Saturday, August 4, 2007

Are We Being Brainwashed?

A thoughtful story by Alison Lobron ( www.boston.com/news/globe/magazine/ articles/2007/07/15 )explores the emphasis on emotional togetherness in marriage and the willingness to divorce if a couple doesn’t achieve it within a certain time frame.

The story reminded me of a Frenchwoman I met in a restaurant in Paris. She and her companion were seated at an adjoining table. She introduced him as Paul; her name, she said, was Christine. She was wearing a diamond ring on her left hand. They spoke about their life, children, grandchildren and their house on the Ile de Louis. I asked how long they were married. “Oh, we have been only engaged for 40 years,”she said. “We like it better that way. We feel we are still choosing each other.”

I couldn’t help thinking about her when I read the Boston Globe article . Why this rush to marry in an age when marriage isn’t a social necessity? Why not a longer engagement that allows deeper exploration of each other without the pressure of a timetable and countdown to a wedding day? What's wrong with a Steve Martin like surprise of marrying in your own home and inviting a few close friends to join you?
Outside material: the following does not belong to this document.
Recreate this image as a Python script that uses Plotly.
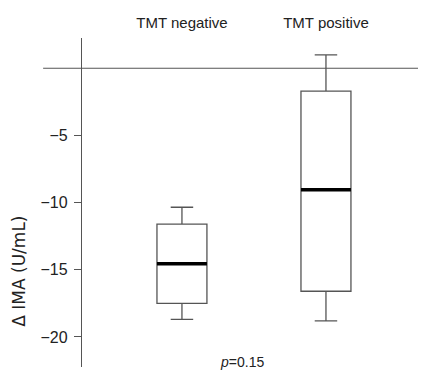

Does that signify a lesser commitment?

I wonder whether our $161 billion bridal industry, with its incessant fantasies about romance, glamour and happiness, has any responsibility for brainwashing otherwise intelligent young adults to act like lemmings in their rush towards the sea?

Do these unrealistic expectations keep people from putting in the truly hard work that comes with sharing your life with one other person?

Ultimately, do romantic and unrealistic expectations generated before marriage increase the odds of divorce?